On July 15 2010, the World Affairs Council organized a film screening and discussion titled, Nuclear Tipping Point, at the University of California, Washington Center. As Daryl Kimball, the Executive Director of the Arms Control Association (ACA) put it yesterday, “it is a nasty world out there.” To many, this spurs the desire to acquire more belligerent weapons for deterrence- the usual “just-in-case” reason that many states and nations give for having nuclear weapons, ballistic missiles and warheads. In a refreshing twist to that reasoning, Kimball offered a perspective that resonated in some in the audience, “it is already a nasty world out there, what will it be with nuclear weapons?”
The film screening of Nuclear Tipping Point, produced by the Nuclear Security Project, was to raise awareness about nuclear threats and to garner support for the urgent actions needed to reduce nuclear dangers. Introduced by General Colin Powell, this film pushes for a world free of nuclear weapons. The film includes comments by former Secretary of State Henry Kissinger who, in the film, expressed a strong desire to reduce the number of nuclear weapons in the U.S., and in the world to make it a safer place. As a well-known staunch believer in Realpolitik, and a controversial figure that played a crucial role in belligerent American involvement overseas, Kissinger’s comment was somewhat an incongruous representation of his fundamental foreign policy beliefs. Accounts of personal experiences by former Secretary of State George Shultz, former Secretary of Defense Bill Perry and former Senator Sam Nunn share similar ethos of having a nuclear free world. Have they become irrational? Do they not want nuclear weapons as a deterrent measure?

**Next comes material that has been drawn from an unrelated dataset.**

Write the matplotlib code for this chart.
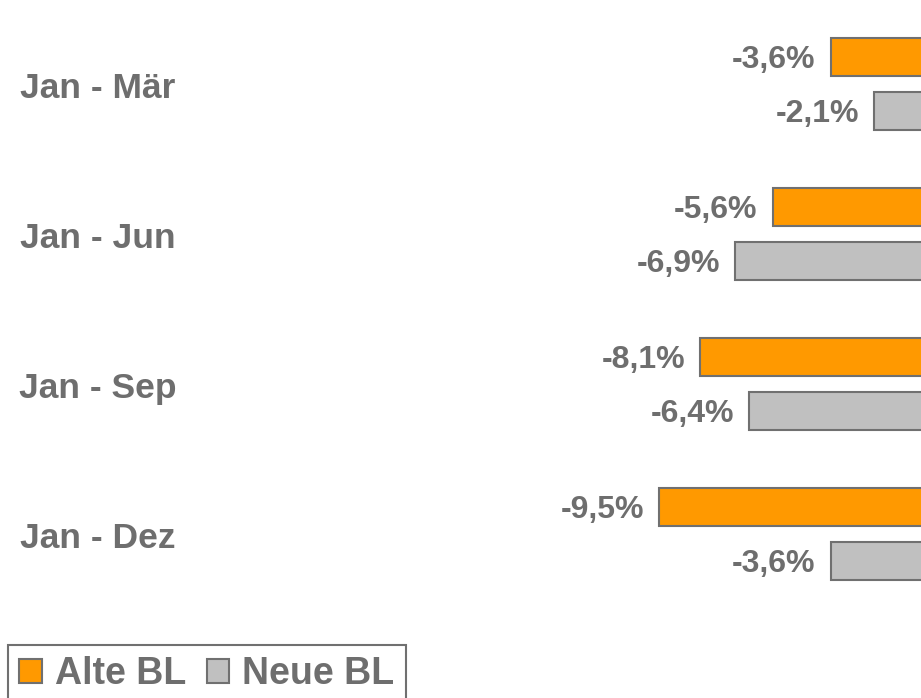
import matplotlib.pyplot as plt
from matplotlib.patches import Patch
import numpy as np

# data
categories = ['Jan - Mär', 'Jan - Jun', 'Jan - Sep', 'Jan - Dez']
alte_bl = [-3.6, -5.6, -8.1, -9.5]
neue_bl = [-2.1, -6.9, -6.4, -3.6]
series_names = ['Alte BL', 'Neue BL']

orange = '#FF9900'
grey = '#C0C0C0'
edge = '#707070'
txt = '#6E6E6E'

plt.rcParams['font.family'] = ['Liberation Sans', 'DejaVu Sans']

fig = plt.figure(figsize=(9.21, 6.98), dpi=100)
ax = fig.add_axes([0, 0, 1, 1])

y = np.arange(len(categories))
off = 0.18
h = 0.253

b1 = ax.barh(y - off, alte_bl, height=h, color=orange, edgecolor=edge, linewidth=1.5)
b2 = ax.barh(y + off, neue_bl, height=h, color=grey, edgecolor=edge, linewidth=1.5)

# value labels left of bars
for bars in (b1, b2):
    for b in bars:
        v = b.get_width()
        ax.annotate(f'{v:.1f}%'.replace('.', ','), (v, b.get_y() + b.get_height() / 2),
                    xytext=(-15, -3), textcoords='offset pixels',
                    ha='right', va='center', fontsize=23, fontweight='bold', color=txt)

# category labels on the left
for i, c in enumerate(categories):
    ax.text(98 / 921, i + 0.03, c, transform=ax.get_yaxis_transform(),
            ha='center', va='center', fontsize=25.5, fontweight='bold', color=txt)

ax.set_xlim(-32.24, -0.48)
ax.set_ylim(4.093, -0.56)
ax.axis('off')

handles = [Patch(facecolor=orange, edgecolor=edge, linewidth=1.5),
           Patch(facecolor=grey, edgecolor=edge, linewidth=1.5)]
leg = fig.legend(handles, series_names, loc='upper left',
                 bbox_to_anchor=(8 / 921, 1 - 645 / 698), ncol=2,
                 fancybox=False, edgecolor=edge, framealpha=1,
                 prop={'size': 27, 'weight': 'bold'},
                 handlelength=0.6, handleheight=0.6, handletextpad=0.35,
                 columnspacing=0.55, borderpad=0.3, borderaxespad=0)
leg.get_frame().set_linewidth(1.5)
for t in leg.get_texts():
    t.set_color(txt)

fig.savefig('out.png', dpi=100)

The reason propelling our statesmen to hold their views is embedded in the reality of a post-9/11 world: “Al Qaeda has been seeking nuclear weapons for 10 years, what if they get a nuclear weapon?”
If we want the rest of the world to cooperate with us in preventing nuclear terrorism and the proliferation of nuclear weapons, we must have the political will to lead the world to recommit to the vision of a nuclear-free world where actions must be taken for a more secure and safer world.
Deborah G. Rosenblum, the Executive Vice-President of the Nuclear Threat Initiative added that Iran, a signatory of the NPT will have to be held accountable for not abiding by the rules as stipulated by the NPT because we have to uphold universal norms that are fundamental to us. If not, other nations would rationalize that it is acceptable to flout these rules since Iran had done so.
The other issue that was raised involves the politics of getting the New START Treaty passed by Congress. On April 8, 2010, Russia and United States signed the New START Treaty, which would limit both sides’ deployed strategic warheads to 1,550 and deployed strategic delivery systems to 700 (deployed and non-deployed launchers would be limited to 800). Kimball foresees the difficulties of getting this passed, if domestic politics dominate the discussion before the midterm elections.
The path to a nuclear-free world is a long and arduous one. The question of whether a nuclear-free world is safer in a post-Cold War and a post-9/11 world still remains. Perhaps the notion that illuminated in this film screening is that being mired in what is, and not consider the possibility of what ought to be, might place us in a stagnant position. But is the U.S. ready to consider this possibility? And is the world ready to consider this possibility?